|The Completed Chest of Drawers|
A few months ago I went to a local auction where a Walnut four drawer chest of drawers was being auctioned off among other items. At first I went with a mind to purchase it if the price was right, but ended up buying some locally made chairs instead. The chest was purchased by a friend of mine who asked about restoration on the spot and I ended up loading the chest into my van and taking it back to the shop.
The chest was a real diamond in the rough. There were many condition issues including missing hardware and inlaid escutcheons. The new owner of the piece and I met in my shop to discuss the restoration and decided that a conservative approach should be taken, mainly to replace the missing parts and to try to bring the chest to a point where it was functional and complete, but still had the presence of a 200 year old chest.

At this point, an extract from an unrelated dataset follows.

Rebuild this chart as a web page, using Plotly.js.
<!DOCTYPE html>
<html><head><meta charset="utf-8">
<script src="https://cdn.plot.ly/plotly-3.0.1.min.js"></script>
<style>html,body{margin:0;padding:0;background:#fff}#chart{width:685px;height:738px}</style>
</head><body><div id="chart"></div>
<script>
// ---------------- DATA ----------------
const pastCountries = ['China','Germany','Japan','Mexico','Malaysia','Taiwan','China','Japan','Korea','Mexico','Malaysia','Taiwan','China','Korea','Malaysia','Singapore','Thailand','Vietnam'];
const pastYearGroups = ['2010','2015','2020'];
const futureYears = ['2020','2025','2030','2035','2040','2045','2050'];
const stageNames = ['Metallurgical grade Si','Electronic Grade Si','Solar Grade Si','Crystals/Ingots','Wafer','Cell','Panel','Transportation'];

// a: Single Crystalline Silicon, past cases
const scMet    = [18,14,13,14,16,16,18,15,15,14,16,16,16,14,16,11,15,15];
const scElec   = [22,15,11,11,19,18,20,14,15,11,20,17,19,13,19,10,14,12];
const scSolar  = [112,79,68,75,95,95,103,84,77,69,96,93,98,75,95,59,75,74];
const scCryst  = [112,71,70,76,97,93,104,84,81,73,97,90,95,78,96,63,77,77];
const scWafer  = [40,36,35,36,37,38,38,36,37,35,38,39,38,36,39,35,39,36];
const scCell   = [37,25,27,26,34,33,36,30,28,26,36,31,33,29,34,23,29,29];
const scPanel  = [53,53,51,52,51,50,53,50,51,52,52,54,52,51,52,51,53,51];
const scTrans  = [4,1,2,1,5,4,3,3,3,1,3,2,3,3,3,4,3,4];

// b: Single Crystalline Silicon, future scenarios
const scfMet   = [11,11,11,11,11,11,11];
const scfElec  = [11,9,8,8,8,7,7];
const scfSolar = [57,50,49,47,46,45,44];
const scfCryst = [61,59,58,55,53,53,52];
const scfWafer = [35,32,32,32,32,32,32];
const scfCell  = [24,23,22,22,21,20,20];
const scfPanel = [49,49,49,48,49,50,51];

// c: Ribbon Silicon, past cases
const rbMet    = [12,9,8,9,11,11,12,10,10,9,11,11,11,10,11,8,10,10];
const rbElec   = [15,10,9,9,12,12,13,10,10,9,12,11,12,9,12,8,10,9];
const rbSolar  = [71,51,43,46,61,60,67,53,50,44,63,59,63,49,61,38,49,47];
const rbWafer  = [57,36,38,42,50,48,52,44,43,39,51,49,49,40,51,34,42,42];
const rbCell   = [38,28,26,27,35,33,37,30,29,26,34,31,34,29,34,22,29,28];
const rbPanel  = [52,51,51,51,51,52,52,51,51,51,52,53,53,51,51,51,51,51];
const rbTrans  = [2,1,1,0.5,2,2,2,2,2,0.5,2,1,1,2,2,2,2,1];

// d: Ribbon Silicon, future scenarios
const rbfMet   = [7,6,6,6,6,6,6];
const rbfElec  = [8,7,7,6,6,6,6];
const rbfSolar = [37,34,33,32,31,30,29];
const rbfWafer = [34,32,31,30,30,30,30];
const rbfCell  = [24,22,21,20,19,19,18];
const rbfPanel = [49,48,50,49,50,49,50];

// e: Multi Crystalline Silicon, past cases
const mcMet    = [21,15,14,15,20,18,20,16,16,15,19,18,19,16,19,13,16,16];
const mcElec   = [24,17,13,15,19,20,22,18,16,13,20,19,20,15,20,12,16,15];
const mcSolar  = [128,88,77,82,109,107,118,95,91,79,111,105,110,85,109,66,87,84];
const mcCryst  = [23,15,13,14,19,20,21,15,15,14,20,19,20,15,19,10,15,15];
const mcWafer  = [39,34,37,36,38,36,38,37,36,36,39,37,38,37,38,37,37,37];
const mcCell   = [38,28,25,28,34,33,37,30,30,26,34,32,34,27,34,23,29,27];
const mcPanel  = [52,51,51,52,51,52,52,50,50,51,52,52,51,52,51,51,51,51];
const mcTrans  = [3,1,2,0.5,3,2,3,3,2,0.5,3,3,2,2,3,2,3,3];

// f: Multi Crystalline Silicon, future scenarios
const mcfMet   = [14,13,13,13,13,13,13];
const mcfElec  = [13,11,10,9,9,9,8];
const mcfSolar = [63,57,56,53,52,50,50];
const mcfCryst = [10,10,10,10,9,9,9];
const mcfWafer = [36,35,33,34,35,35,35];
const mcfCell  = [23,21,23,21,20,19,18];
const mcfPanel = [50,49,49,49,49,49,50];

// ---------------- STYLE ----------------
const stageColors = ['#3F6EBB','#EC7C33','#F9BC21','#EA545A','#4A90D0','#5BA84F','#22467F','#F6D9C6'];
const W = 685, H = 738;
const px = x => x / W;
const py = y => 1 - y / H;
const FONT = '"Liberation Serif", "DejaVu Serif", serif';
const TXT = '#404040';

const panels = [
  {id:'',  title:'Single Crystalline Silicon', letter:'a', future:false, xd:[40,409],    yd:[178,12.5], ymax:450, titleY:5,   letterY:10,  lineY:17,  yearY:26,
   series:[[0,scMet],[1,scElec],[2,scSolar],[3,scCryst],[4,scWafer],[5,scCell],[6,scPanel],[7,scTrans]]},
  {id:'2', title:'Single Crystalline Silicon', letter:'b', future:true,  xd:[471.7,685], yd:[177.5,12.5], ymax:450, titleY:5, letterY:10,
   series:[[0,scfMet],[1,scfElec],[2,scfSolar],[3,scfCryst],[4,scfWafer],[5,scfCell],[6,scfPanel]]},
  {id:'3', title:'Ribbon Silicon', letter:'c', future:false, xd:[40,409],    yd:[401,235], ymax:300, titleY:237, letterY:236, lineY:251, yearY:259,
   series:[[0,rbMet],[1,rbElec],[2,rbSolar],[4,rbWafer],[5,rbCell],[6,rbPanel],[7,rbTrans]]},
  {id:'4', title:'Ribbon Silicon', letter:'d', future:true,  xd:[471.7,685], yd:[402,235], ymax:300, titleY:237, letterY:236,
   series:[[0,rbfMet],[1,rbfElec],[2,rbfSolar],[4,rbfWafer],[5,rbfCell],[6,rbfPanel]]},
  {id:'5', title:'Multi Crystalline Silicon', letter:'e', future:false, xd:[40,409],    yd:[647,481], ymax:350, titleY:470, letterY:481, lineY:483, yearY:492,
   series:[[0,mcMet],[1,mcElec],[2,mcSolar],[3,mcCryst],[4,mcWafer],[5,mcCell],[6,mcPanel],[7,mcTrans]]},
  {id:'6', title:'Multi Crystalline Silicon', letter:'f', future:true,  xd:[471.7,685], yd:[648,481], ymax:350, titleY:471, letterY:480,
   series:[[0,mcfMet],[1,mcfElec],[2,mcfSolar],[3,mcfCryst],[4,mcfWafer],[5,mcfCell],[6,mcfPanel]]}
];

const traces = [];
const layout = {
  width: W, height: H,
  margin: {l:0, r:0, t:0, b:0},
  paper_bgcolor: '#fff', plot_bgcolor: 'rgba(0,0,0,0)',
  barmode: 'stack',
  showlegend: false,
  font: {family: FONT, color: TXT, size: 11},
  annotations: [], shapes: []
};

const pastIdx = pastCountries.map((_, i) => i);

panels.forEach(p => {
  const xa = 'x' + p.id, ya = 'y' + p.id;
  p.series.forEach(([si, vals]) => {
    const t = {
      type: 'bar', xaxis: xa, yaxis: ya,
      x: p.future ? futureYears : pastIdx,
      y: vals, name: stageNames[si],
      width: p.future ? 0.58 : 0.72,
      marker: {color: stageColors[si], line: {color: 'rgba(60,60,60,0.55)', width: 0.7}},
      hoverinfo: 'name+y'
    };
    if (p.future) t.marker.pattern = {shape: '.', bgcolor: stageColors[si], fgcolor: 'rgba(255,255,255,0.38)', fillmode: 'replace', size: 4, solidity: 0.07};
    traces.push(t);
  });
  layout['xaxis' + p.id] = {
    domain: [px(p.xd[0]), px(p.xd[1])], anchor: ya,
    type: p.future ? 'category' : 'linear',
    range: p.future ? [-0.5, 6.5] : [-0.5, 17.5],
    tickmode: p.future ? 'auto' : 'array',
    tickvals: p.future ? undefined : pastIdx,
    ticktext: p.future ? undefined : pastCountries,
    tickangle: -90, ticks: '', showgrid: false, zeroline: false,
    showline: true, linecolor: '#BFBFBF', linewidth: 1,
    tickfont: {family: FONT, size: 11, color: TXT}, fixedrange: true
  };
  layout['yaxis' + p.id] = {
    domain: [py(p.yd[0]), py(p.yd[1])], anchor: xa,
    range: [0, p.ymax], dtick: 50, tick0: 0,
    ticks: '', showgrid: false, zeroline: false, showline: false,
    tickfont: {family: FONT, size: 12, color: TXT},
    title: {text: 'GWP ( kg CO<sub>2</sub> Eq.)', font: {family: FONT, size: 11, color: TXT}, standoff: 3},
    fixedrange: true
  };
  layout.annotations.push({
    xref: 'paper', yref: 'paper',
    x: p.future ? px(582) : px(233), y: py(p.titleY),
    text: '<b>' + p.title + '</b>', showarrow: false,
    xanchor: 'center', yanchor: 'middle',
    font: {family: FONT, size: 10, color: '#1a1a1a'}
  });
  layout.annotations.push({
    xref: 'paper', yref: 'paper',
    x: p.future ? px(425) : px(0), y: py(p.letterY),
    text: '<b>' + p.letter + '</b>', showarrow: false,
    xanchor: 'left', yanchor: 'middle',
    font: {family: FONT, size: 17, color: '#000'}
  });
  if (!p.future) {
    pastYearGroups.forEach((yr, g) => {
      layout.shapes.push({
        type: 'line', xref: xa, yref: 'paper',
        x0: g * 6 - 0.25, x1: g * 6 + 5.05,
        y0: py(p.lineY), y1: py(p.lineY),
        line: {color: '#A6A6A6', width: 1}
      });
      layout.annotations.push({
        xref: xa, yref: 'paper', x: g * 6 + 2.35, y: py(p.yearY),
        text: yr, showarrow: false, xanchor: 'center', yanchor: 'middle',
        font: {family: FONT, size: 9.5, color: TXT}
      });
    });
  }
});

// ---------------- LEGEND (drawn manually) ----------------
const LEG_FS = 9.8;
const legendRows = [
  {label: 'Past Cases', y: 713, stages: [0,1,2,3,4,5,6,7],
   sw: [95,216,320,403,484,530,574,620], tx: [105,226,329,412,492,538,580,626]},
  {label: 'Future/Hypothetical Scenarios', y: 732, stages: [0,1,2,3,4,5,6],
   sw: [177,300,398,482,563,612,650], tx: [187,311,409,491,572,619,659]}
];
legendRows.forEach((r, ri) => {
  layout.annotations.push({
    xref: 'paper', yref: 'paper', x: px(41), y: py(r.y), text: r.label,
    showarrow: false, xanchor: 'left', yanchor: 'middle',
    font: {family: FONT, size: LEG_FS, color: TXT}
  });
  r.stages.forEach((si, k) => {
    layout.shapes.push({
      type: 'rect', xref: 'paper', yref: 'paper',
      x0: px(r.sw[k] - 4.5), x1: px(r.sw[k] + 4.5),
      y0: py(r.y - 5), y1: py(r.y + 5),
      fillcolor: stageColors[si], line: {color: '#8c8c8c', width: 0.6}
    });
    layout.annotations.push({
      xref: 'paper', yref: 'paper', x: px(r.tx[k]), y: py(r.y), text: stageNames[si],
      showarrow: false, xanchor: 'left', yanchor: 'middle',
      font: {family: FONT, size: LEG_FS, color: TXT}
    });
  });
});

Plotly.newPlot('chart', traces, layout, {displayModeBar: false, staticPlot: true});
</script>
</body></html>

The chest was a classic four drawer chest which was a very popular form along the eastern seaboard from the mid 18th century well into the 19th. Judging by the design of the chest and use of the French foot, I determined that this is what is referred to as a Hepplewhite chest and probably made shortly after the turn of the 19th century. The chest was purchased in Loudoun County and was probably made there or in one of the surrounding counties.

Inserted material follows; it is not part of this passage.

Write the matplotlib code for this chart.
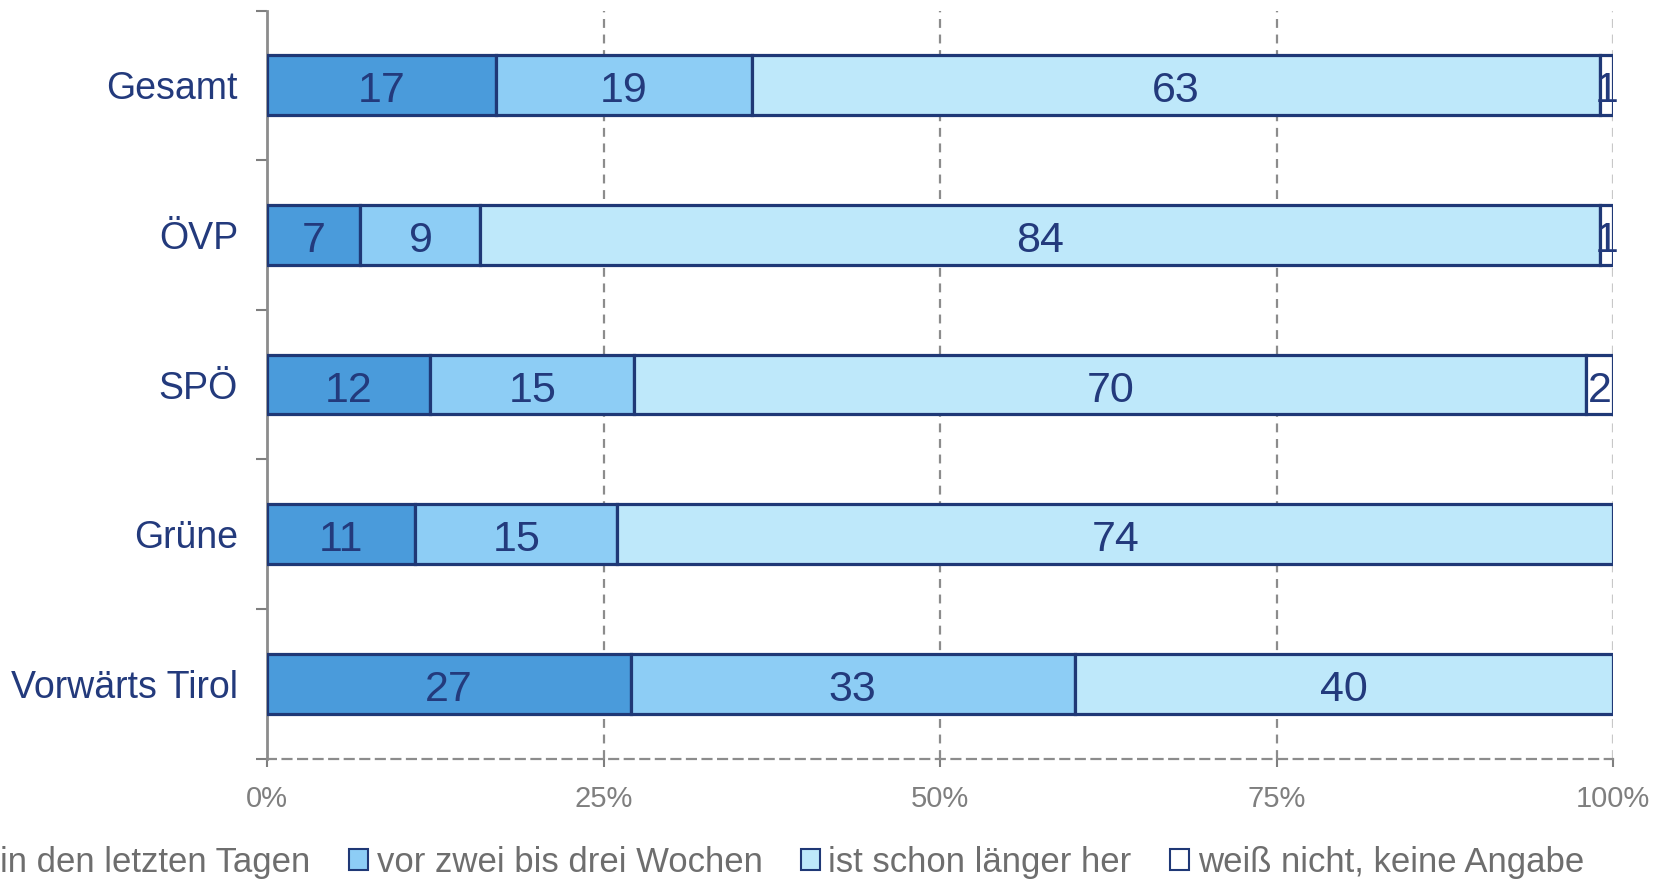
import matplotlib
matplotlib.use("Agg")
import matplotlib.pyplot as plt
from matplotlib.patches import Patch
from matplotlib import font_manager
import numpy as np

categories = ["Gesamt", "ÖVP", "SPÖ", "Grüne", "Vorwärts Tirol"]
series_names = ["in den letzten Tagen", "vor zwei bis drei Wochen",
                "ist schon länger her", "weiß nicht, keine Angabe"]
s_tage = [17, 7, 12, 11, 27]
s_wochen = [19, 9, 15, 15, 33]
s_laenger = [63, 84, 70, 74, 40]
s_weissnicht = [1, 1, 2, 0, 0]
x_ticks = [0, 25, 50, 75, 100]
x_ticklabels = ["0%", "25%", "50%", "75%", "100%"]

colors = ["#4A9BDB", "#8DCDF5", "#BEE8FA", "#FFFFFF"]
edge = "#1F3876"
navy = "#233A7C"
gray = "#7F7F7F"

names = {f.name for f in font_manager.fontManager.ttflist}
font = "Liberation Sans" if "Liberation Sans" in names else "DejaVu Sans"
plt.rcParams["font.family"] = [font, "DejaVu Sans"]

fig = plt.figure(figsize=(16.7, 8.8), dpi=100)
ax = fig.add_axes([0.160, 0.138, 0.806, 0.850])

data = np.array([s_tage, s_wochen, s_laenger, s_weissnicht], dtype=float)
totals = data.sum(axis=0)
pct = data / totals * 100
y = np.arange(len(categories))
left = np.zeros(len(categories))
for i in range(4):
    mask = data[i] > 0
    ax.barh(y[mask], pct[i][mask], left=left[mask], height=0.4,
            color=colors[i], edgecolor=edge, linewidth=2.3, zorder=3)
    for j in range(len(categories)):
        if data[i][j] > 0:
            ax.text(left[j] + pct[i][j] / 2, y[j] + 0.01, f"{int(data[i][j])}",
                    ha="center", va="center_baseline", fontsize=31, color=navy, zorder=4)
    left += pct[i]

ax.set_xlim(0, 100)
ax.set_ylim(len(categories) - 0.5, -0.5)

ax.set_xticks(x_ticks)
ax.set_xticklabels(x_ticklabels, fontsize=21, color=gray)
ax.tick_params(axis="x", length=6, width=1.5, color=gray, pad=13)
for xv in x_ticks[1:]:
    ax.axvline(xv, color="#8C8C8C" if xv < 100 else "#C8C8C8",
               linestyle=(0, (4, 3)), linewidth=1.6, zorder=1)

ax.set_yticks(y)
ax.set_yticklabels(categories, fontsize=27, color=navy)
ax.tick_params(axis="y", length=0, pad=21)
ax.set_yticks(np.arange(-0.5, len(categories), 1.0), minor=True)
ax.tick_params(axis="y", which="minor", length=8, width=1.5, color=gray)

for s in ["top", "right"]:
    ax.spines[s].set_visible(False)
ax.spines["left"].set_color("#8C8C8C")
ax.spines["left"].set_linewidth(2)
ax.spines["bottom"].set_color("#8C8C8C")
ax.spines["bottom"].set_linewidth(1.6)
ax.spines["bottom"].set_linestyle((0, (4, 3)))

handles = [Patch(facecolor=c, edgecolor=edge, linewidth=1.5) for c in colors]
leg = fig.legend(handles, series_names, loc="center", bbox_to_anchor=(0.466, 0.020),
                 ncol=4, frameon=False, fontsize=25, handlelength=0.55, handleheight=0.55,
                 handletextpad=0.25, columnspacing=1.1, borderaxespad=0)
for t in leg.get_texts():
    t.set_color("#6E6E6E")

fig.savefig("out.png", dpi=100)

Despite all of the condition issues, this chest had sound construction and looks to have very little work done to it over the years (with the exception of the addition of some store bought wooden knobs). The case was built with dovetail joinery and as is typical of these chests, the top was attached with the use of a sliding dovetail joint. Where nails were used they were cut nails and in some places Rose head nails were used, indicating an earlier date of manufacture. Below is a photo of the chest before it was purchased.
These next few photos show the chest in my shop before any restoration work too place. In the detail photos you can see the veneer loss to the apron and the front legs. In fact, most of the front leg on the right side was missing and the left side was only a little better!

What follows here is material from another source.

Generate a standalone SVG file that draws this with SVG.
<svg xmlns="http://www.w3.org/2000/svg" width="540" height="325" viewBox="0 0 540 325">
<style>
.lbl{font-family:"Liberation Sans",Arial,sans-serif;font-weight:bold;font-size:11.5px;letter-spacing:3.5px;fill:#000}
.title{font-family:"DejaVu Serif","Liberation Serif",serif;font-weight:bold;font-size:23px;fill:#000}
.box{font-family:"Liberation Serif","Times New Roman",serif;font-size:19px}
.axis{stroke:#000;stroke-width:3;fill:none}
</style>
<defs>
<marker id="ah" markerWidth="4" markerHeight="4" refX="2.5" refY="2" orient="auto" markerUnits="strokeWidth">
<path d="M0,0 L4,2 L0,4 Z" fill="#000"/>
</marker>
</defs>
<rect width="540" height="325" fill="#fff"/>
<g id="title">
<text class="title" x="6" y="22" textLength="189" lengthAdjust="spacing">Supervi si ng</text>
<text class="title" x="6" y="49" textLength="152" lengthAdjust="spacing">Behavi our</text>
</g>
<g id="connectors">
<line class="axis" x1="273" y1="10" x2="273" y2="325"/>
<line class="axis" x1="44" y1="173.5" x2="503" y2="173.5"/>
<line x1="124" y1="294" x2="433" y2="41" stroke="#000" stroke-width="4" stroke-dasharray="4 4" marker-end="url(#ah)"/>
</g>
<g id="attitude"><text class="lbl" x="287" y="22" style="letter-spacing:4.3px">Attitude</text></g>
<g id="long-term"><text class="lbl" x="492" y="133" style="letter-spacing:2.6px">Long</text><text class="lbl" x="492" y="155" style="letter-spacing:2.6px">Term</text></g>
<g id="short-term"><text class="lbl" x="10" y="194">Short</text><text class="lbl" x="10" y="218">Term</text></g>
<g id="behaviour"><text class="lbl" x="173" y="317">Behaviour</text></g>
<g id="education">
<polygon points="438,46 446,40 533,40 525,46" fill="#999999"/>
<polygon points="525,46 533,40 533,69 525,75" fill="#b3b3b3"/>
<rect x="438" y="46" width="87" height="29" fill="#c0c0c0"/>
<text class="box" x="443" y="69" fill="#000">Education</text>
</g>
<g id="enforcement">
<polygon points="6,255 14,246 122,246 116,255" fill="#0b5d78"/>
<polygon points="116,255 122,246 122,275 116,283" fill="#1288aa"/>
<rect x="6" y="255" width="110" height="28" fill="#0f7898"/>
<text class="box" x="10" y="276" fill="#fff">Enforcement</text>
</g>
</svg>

The following photo shows the four Maple escutcheons being glued in place.
The last step was to cut the keyholes in each escutcheon and the results can be seen below. You can also see how much dirt and wax was removed around the escutcheon area by the hot water used to clean the excess glue. Later in the restoration the drawers were cleaned and this evened out.
The drawer dividers are fitted into the case using a half dovetail joint as seen in the photo below. Originally, these joints would have been covered by a thin piece of Walnut trim running vertically and glued to the front edge of the sides. On both sides, these strips were missing. The customer supplied me with a 19th century bed that we cut up for Walnut with a similar tone and surface. The wood matched beautifully! The photos following the photo below show the new strips being fitted and glued to the case.
The skirt of the case was originally veneered with Walnut veneer. Much of it had buckled and been lost. Below are some photos of the veneer replacement using veneers made from the bed rails of the 19th century bed. Not only was the color and surface right, but I could cut veneers to thickness rather than using modern thin veneer and having to build it up.